● Provided data

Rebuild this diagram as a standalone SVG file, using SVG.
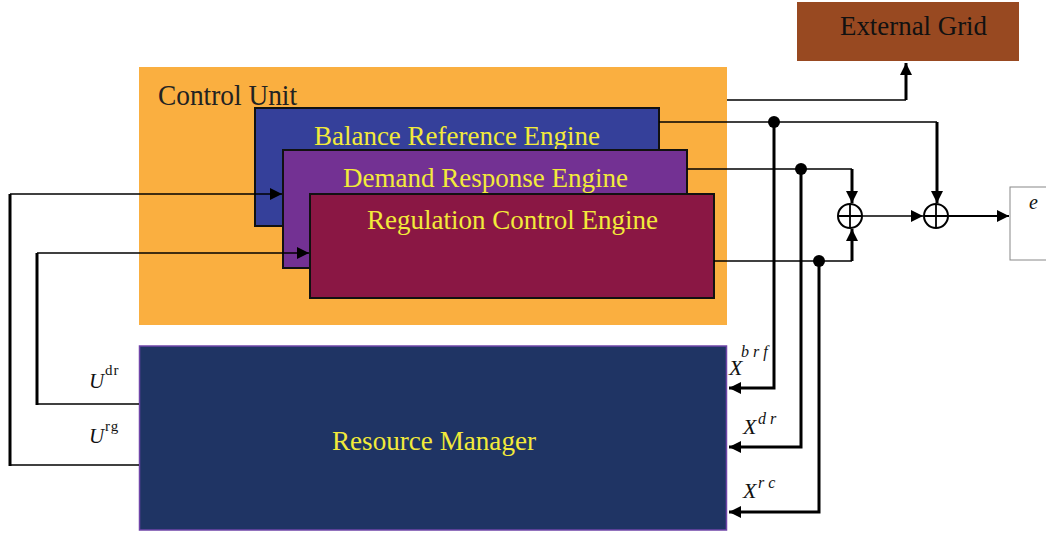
---
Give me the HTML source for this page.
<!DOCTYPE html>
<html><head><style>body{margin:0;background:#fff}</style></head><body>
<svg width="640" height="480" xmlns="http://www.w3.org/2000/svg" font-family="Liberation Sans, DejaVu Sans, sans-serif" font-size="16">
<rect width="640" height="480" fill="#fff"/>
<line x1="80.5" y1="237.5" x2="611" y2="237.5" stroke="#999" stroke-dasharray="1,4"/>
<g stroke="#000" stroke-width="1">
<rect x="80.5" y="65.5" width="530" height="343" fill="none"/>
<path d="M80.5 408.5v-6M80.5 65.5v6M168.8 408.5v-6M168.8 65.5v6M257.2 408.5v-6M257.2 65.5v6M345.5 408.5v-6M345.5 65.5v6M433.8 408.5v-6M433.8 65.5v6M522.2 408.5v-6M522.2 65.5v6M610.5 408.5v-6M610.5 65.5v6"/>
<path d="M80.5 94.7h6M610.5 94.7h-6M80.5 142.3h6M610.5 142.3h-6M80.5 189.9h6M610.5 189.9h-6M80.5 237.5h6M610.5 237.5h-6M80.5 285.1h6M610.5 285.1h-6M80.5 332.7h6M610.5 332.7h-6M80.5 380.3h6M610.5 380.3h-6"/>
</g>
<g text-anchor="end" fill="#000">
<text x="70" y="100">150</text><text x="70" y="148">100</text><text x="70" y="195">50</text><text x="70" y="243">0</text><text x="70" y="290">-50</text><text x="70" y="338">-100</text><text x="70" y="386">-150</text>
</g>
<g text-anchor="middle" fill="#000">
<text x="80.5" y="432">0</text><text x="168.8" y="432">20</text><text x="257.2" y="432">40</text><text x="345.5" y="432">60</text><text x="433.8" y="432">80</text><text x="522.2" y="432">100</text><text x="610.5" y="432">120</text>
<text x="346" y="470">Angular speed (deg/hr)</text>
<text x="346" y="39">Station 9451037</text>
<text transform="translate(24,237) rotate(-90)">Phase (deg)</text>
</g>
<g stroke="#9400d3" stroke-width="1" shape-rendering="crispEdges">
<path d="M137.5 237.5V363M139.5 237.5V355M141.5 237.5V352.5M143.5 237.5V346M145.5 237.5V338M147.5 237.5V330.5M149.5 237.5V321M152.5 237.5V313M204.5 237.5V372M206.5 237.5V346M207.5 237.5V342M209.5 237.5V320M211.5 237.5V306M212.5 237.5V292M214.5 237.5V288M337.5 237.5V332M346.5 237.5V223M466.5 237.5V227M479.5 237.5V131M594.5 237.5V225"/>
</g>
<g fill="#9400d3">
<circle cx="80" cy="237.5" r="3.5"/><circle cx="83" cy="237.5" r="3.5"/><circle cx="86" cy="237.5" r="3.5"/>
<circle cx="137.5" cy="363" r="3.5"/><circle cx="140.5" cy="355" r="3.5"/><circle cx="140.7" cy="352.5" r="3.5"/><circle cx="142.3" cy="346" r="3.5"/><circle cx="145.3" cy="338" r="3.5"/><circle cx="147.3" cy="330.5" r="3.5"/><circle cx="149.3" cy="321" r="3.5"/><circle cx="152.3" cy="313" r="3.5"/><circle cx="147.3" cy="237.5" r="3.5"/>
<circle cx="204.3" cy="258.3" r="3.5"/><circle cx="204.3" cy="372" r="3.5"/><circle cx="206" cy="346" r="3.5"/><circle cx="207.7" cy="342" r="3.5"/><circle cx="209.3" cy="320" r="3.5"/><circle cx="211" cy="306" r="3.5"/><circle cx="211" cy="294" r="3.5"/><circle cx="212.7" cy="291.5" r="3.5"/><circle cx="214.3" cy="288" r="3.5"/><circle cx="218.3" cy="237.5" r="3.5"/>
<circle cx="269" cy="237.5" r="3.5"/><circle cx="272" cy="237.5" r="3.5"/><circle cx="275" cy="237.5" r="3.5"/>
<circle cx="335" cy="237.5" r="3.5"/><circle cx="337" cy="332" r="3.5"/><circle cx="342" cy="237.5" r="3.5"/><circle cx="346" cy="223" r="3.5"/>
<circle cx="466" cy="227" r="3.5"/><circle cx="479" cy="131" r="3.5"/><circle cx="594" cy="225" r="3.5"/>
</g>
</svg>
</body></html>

● Work to complete
Using the entries above, find all lines with "this". Copy them.

● Full output
Rebuild this diagram as a standalone SVG file, using SVG.
Give me the HTML source for this page.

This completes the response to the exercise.